As pessoas ativas, observadoras e interessadas nos fatos e fenômenos que a cercam jamais experimentam o tédio – nem mesmo a solidão. O estudioso da espiritualidade proposta pelo Racionalismo Cristão sabe, por experiência própria, que quanto mais se interessa pela vida e por todas as riquíssimas oportunidades de aprendizado que ela não cessa de oferecer, mais entusiasmo e alegria pode vivenciar em seu dia a dia.

Quanto mais dinâmica for a pessoa, quanto mais ativa for sua mente, tanto melhor será sua qualidade de vida. Ler boas obras, meditar seriamente sobre seu conteúdo, assistir a programas instrutivos, praticar exercícios físicos, reservar momentos do dia para relaxar, realizar cotidianamente a limpeza psíquica recomendada pelo Racionalismo Cristão, trabalhar com afinco e refletir com bom senso sobre as oportunidades oferecidas pela vida são antídotos contra o tédio e a maioria dos males psíquicos.

Nenhuma forma de tédio sobrevive na mente de quem sabe manter-se motivado, e a melhor forma de encontrar motivação é compreender a vida por seu aspecto mais amplo, ou seja, pelo prisma abrangente da espiritualidade.

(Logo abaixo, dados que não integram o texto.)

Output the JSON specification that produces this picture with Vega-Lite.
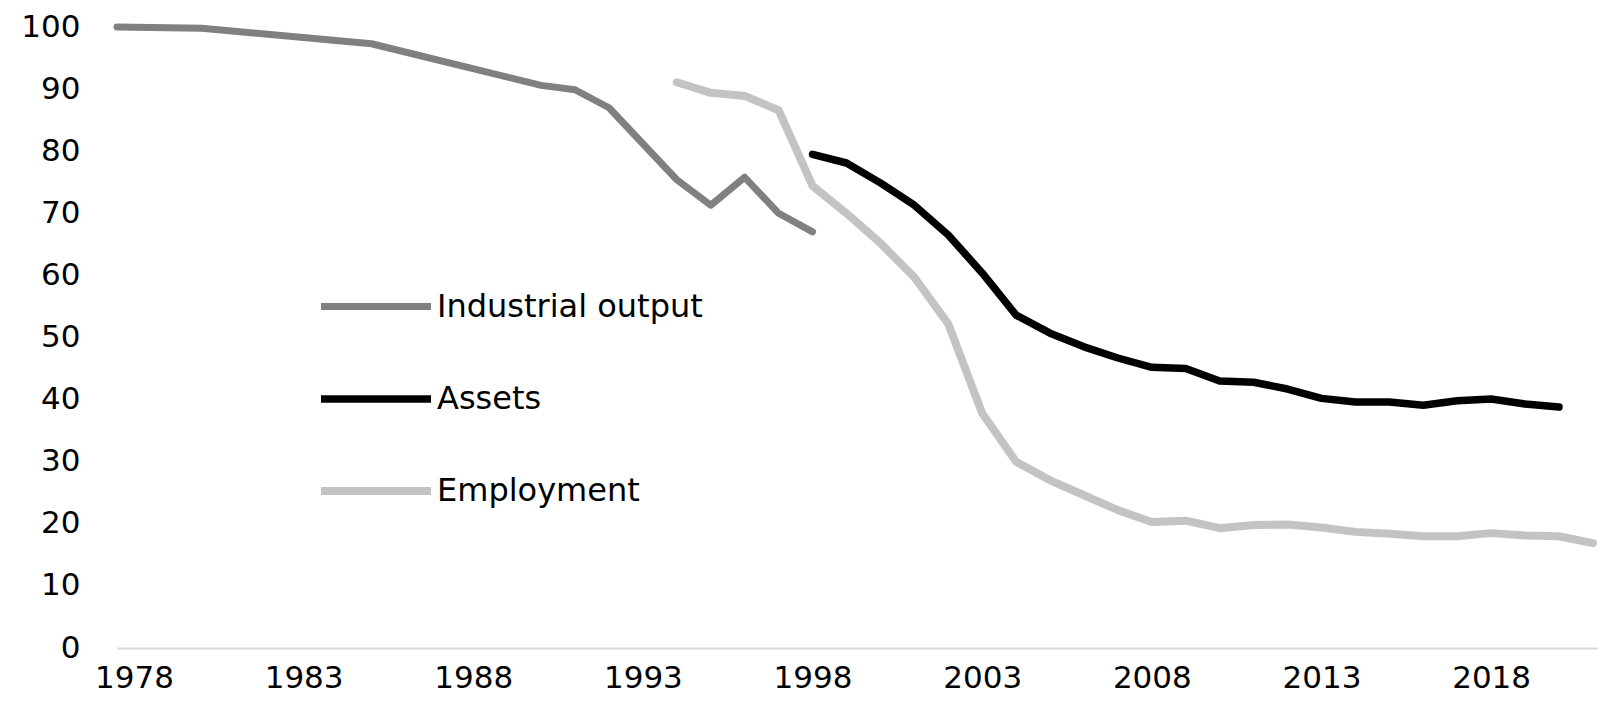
{
  "$schema": "https://vega.github.io/schema/vega-lite/v6.json",
  "autosize": {"type": "none"},
  "padding": {"left": 117, "top": 27, "right": 0, "bottom": 53},
  "width": 1481,
  "height": 621,
  "background": "white",
  "config": {
    "view": {"stroke": null},
    "font": "DejaVu Sans"
  },
  "data": {
    "values": [
      {"series": "Industrial output", "year": 1977.5, "value": 100},
      {"series": "Industrial output", "year": 1980, "value": 99.8},
      {"series": "Industrial output", "year": 1985, "value": 97.3},
      {"series": "Industrial output", "year": 1990, "value": 90.6},
      {"series": "Industrial output", "year": 1991, "value": 89.9},
      {"series": "Industrial output", "year": 1992, "value": 87.0},
      {"series": "Industrial output", "year": 1993, "value": 81.2},
      {"series": "Industrial output", "year": 1994, "value": 75.4},
      {"series": "Industrial output", "year": 1995, "value": 71.3},
      {"series": "Industrial output", "year": 1996, "value": 75.8},
      {"series": "Industrial output", "year": 1997, "value": 70.0},
      {"series": "Industrial output", "year": 1998, "value": 67.0},
      {"series": "Assets", "year": 1998, "value": 79.5},
      {"series": "Assets", "year": 1999, "value": 78.1},
      {"series": "Assets", "year": 2000, "value": 74.9},
      {"series": "Assets", "year": 2001, "value": 71.3},
      {"series": "Assets", "year": 2002, "value": 66.5},
      {"series": "Assets", "year": 2003, "value": 60.4},
      {"series": "Assets", "year": 2004, "value": 53.6},
      {"series": "Assets", "year": 2005, "value": 50.7},
      {"series": "Assets", "year": 2006, "value": 48.5},
      {"series": "Assets", "year": 2007, "value": 46.7},
      {"series": "Assets", "year": 2008, "value": 45.2},
      {"series": "Assets", "year": 2009, "value": 45.0},
      {"series": "Assets", "year": 2010, "value": 43.0},
      {"series": "Assets", "year": 2011, "value": 42.8},
      {"series": "Assets", "year": 2012, "value": 41.7},
      {"series": "Assets", "year": 2013, "value": 40.2},
      {"series": "Assets", "year": 2014, "value": 39.6},
      {"series": "Assets", "year": 2015, "value": 39.6},
      {"series": "Assets", "year": 2016, "value": 39.1},
      {"series": "Assets", "year": 2017, "value": 39.8},
      {"series": "Assets", "year": 2018, "value": 40.1},
      {"series": "Assets", "year": 2019, "value": 39.3},
      {"series": "Assets", "year": 2020, "value": 38.8},
      {"series": "Employment", "year": 1994, "value": 91.1},
      {"series": "Employment", "year": 1995, "value": 89.4},
      {"series": "Employment", "year": 1996, "value": 88.9},
      {"series": "Employment", "year": 1997, "value": 86.6},
      {"series": "Employment", "year": 1998, "value": 74.4},
      {"series": "Employment", "year": 1999, "value": 70.0},
      {"series": "Employment", "year": 2000, "value": 65.2},
      {"series": "Employment", "year": 2001, "value": 59.7},
      {"series": "Employment", "year": 2002, "value": 52.2},
      {"series": "Employment", "year": 2003, "value": 37.8},
      {"series": "Employment", "year": 2004, "value": 30.0},
      {"series": "Employment", "year": 2005, "value": 27.0},
      {"series": "Employment", "year": 2006, "value": 24.6},
      {"series": "Employment", "year": 2007, "value": 22.2},
      {"series": "Employment", "year": 2008, "value": 20.3},
      {"series": "Employment", "year": 2009, "value": 20.5},
      {"series": "Employment", "year": 2010, "value": 19.3},
      {"series": "Employment", "year": 2011, "value": 19.8},
      {"series": "Employment", "year": 2012, "value": 19.9},
      {"series": "Employment", "year": 2013, "value": 19.4},
      {"series": "Employment", "year": 2014, "value": 18.7},
      {"series": "Employment", "year": 2015, "value": 18.4},
      {"series": "Employment", "year": 2016, "value": 18.0},
      {"series": "Employment", "year": 2017, "value": 18.0},
      {"series": "Employment", "year": 2018, "value": 18.5},
      {"series": "Employment", "year": 2019, "value": 18.1},
      {"series": "Employment", "year": 2020, "value": 18.0},
      {"series": "Employment", "year": 2021, "value": 16.9}
    ]
  },
  "mark": {"type": "line", "strokeCap": "round", "strokeJoin": "round"},
  "encoding": {
    "x": {
      "field": "year",
      "type": "quantitative",
      "scale": {"domain": [1977.5, 2021.15], "nice": false, "zero": false},
      "axis": {
        "title": null,
        "values": [1978, 1983, 1988, 1993, 1998, 2003, 2008, 2013, 2018],
        "format": "d",
        "grid": false,
        "ticks": false,
        "domainColor": "#d9d9d9",
        "domainWidth": 2,
        "labelFontSize": 31,
        "labelColor": "#000000",
        "labelPadding": 15,
        "labelFlush": false,
        "labelOverlap": false
      }
    },
    "y": {
      "field": "value",
      "type": "quantitative",
      "scale": {"domain": [0, 100], "nice": false},
      "axis": {
        "title": null,
        "values": [0, 10, 20, 30, 40, 50, 60, 70, 80, 90, 100],
        "grid": false,
        "ticks": false,
        "domain": false,
        "labelFontSize": 31,
        "labelColor": "#000000",
        "labelPadding": 37,
        "labelFlush": false,
        "labelOverlap": false
      }
    },
    "strokeWidth": {
      "field": "series",
      "type": "nominal",
      "scale": {
        "domain": ["Industrial output", "Assets", "Employment"],
        "range": [7, 8, 7]
      },
      "legend": null
    },
    "color": {
      "field": "series",
      "type": "nominal",
      "scale": {
        "domain": ["Industrial output", "Assets", "Employment"],
        "range": ["#808080", "#000000", "#c3c3c3"]
      },
      "legend": {
        "title": null,
        "orient": "none",
        "legendX": 200,
        "legendY": 221,
        "padding": 0,
        "symbolType": "stroke",
        "symbolSize": 12100,
        "symbolStrokeWidth": 7,
        "labelFontSize": 32,
        "labelColor": "#000000",
        "labelOffset": 2,
        "labelLimit": 0,
        "rowPadding": 17
      }
    }
  }
}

Há estudiosos da psicologia que afirmam ter o tédio uma dimensão social e cultural, e não apenas individual. No campo da filosofia, o pensador alemão Arthur Schopenhauer analisou meticulosamente o tédio, chegando a afirmar que se tratava de um fenômeno essencial. Apesar das diversas teorias e análises feitas historicamente sobre o tema, afirmamos com convicção que, à medida que o ser humano se esclarece espiritualmente, compreendendo suas reais necessidades, mais facilmente se dá conta do sentido efêmero e transitório das conquistas materiais, que, embora sejam, em certo sentido, importantes, não conduzem à realização pessoal.

Toda vez que busca atingir uma meta estabelecida, o ser humano alheio aos valores espirituais é quase que simultaneamente tomado pelo tédio e por um vazio existencial que acaba por asfixiá-lo emocionalmente. Portanto, somente a consciência do dever cumprido com ética, valor e exatidão produz um bem-estar duradouro e revigorante, o qual dissolve todo impulso ao tédio.

Na presente reflexão, analisamos o tédio e, sobretudo, as formas de extirpá-lo, sendo certo que a tradição de nossos estudos filosófico-espiritualistas nos forneceu os subsídios para essa tarefa. Dessa forma, a visão espiritualista lança luz sobre o tempo presente em tudo o que ele tem de complexo e angustiante, dando sentido a cada movimento, a cada reação. Certamente, aqueles que possuem tal consciência não se permitem cair na armadilha do tédio, do pessimismo, da ansiedade e da depressão, mas, estimulados pelos elevados princípios que absorvem do Racionalismo Cristão, vivenciam com alegria cada experiência proporcionada pela vida.